Posted on September 08, 2010 by admin

london. A recent swathe of auction records has led, as in 2004, to speculation that the rich may once again be treating art as an investment vehicle. Major records include Giacometti’s L’Homme Qui Marche I, 1960, which sold for £65m at Sotheby’s London in February, Picasso’s Nu au Plateau de Sculpteur, 1932—the world’s most expensive work of art—sold in May, for $106.4m at Christie’s New York, and Rubens’ Portrait of a Commander, around 1612-14, sold for £9m at Christie’s London last July.
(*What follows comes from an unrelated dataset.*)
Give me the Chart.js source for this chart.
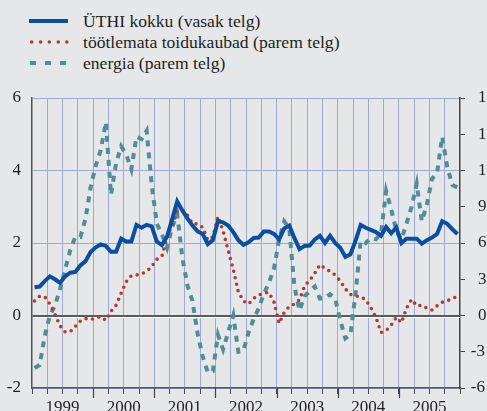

This was backed up by a report by Capgemini SA and Merrill Lynch & Co published in June, which found that the number of global millionaires grew 17% last year, and, with financial markets in flux, art had emerged as the most popular category of “passion investment”. Trade sources agree. As New York old master dealer Richard Feigen, told The Art Newspaper earlier in the year: “The art world is inundated with money—there’s so much liquidity out there because people are afraid of currency. They’ve been told that art is a place to park cash.”

Art appeals because it is tangible, can be traded in any currency, and comes with kudos—collectors cannot hang stocks and shares on a wall to show their friends. Art may be particularly attractive now because of the uncertainties of the stock markets, big currency fluctuations and the looming spectre of inflation in some major countries, and deflation in others. Giovanna Segre, lecturer in the economics of culture at Turin University, observed in an article on this subject for our sister paper Il Giornale dell’Arte, the anti-cyclical nature of the art market could be coming into play. The art market “offered annual returns of more than 7% between 2001 and 2004, when the stock-market exchange index was in the doldrums”, she wrote.